In its closely-watched World Oil Outlook, published today, Opec said it expects global demand for oil to rise from 95.4m barrels per day in 2016 to 102.3m barrels in 2022.
By 2040, that figure is likely to rise to 111.1m barrels per day. Although demand from countries in the Organisation for Economic Co-operation and Development (OECD) will fall by 8.9m barrels per day, consumption in developing economies will increase by almost 24m barrels per day.
Investors took the news as encouraging for BP, which has put its break-even point at $49 per barrel, pushing shares up 1.3 per cent to 527.8p.
Rivals were also pushed higher on the news, with Shell's A shares rising 0.74 per cent and its B shares rising 0.73 per cent. On the FTSE 250, Tullow Oil rose four per cent, while Petrofac climbed 1.4 per cent.

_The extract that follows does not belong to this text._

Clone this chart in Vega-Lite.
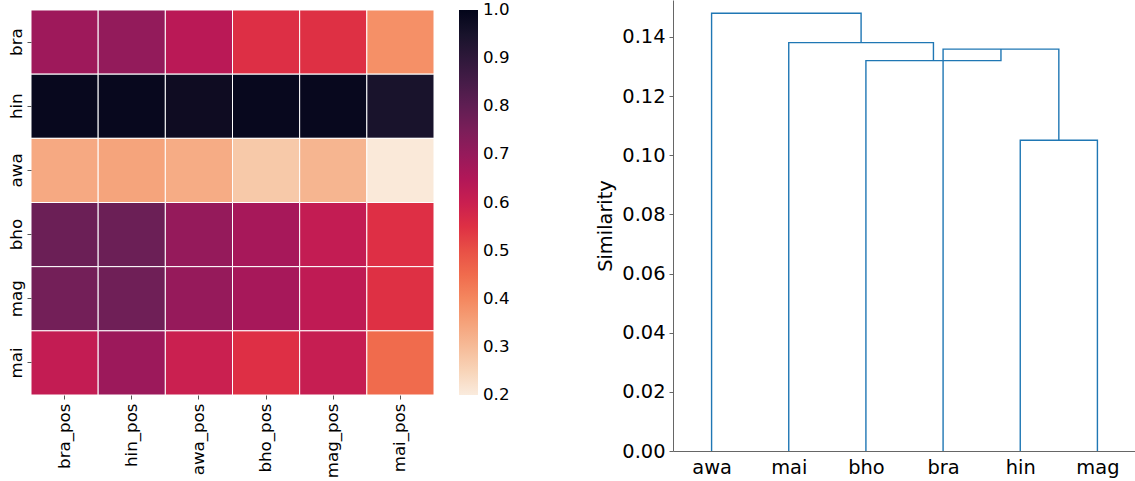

"This is definitely positive for BP," said Nicholas Hyett, an equity analyst at Hargreaves Lansdown. "It is effectively dropping straight through to profit."
However, Brent crude fell off its high in mid-afternoon trading, dipping 0.56 per cent to $63.92, while the US benchmark, West Texas Intermediate (WTI) crude, edged 0.4 per cent lower, to $57.11.
Both benchmarks surged to a fresh two-year high this morning after crown prince Mohammad bin Salman arrested dozens of princes, military leaders and ministers over the weekend, strengthening his power in Saudi Arabia. The crown prince is a supporter of Opec's production cut, which it has hinted it may extend.
Oil demand growth will begin to fall
Although the Opec forecasts spelled good news for traditional producers, Hyett warned they could spur shale oil producers into action, threatening the likes of BP and Shell.
"Historically the US shale producers have proven they can move very quickly to take advantage of oil price spikes," he said.
"That could exert some downward pressure. It will be interesting to see how quickly they move. Historically they have been very quick to mobilise."
Renewables will record the fastest growth, with demand set to grow by 6.8 per cent during the period between now and 2040, pushing up its share of the market by four percentage points, according to the Opec analysis.
However, Opec said demand for oil will continue to grow, albeit by 0.6 per cent over the same period. By 2040, 2020 fossil fuels will make up less than 80 per cent of the global energy mix, falling to 78 per cent by 2030 and 74 per cent by 2040.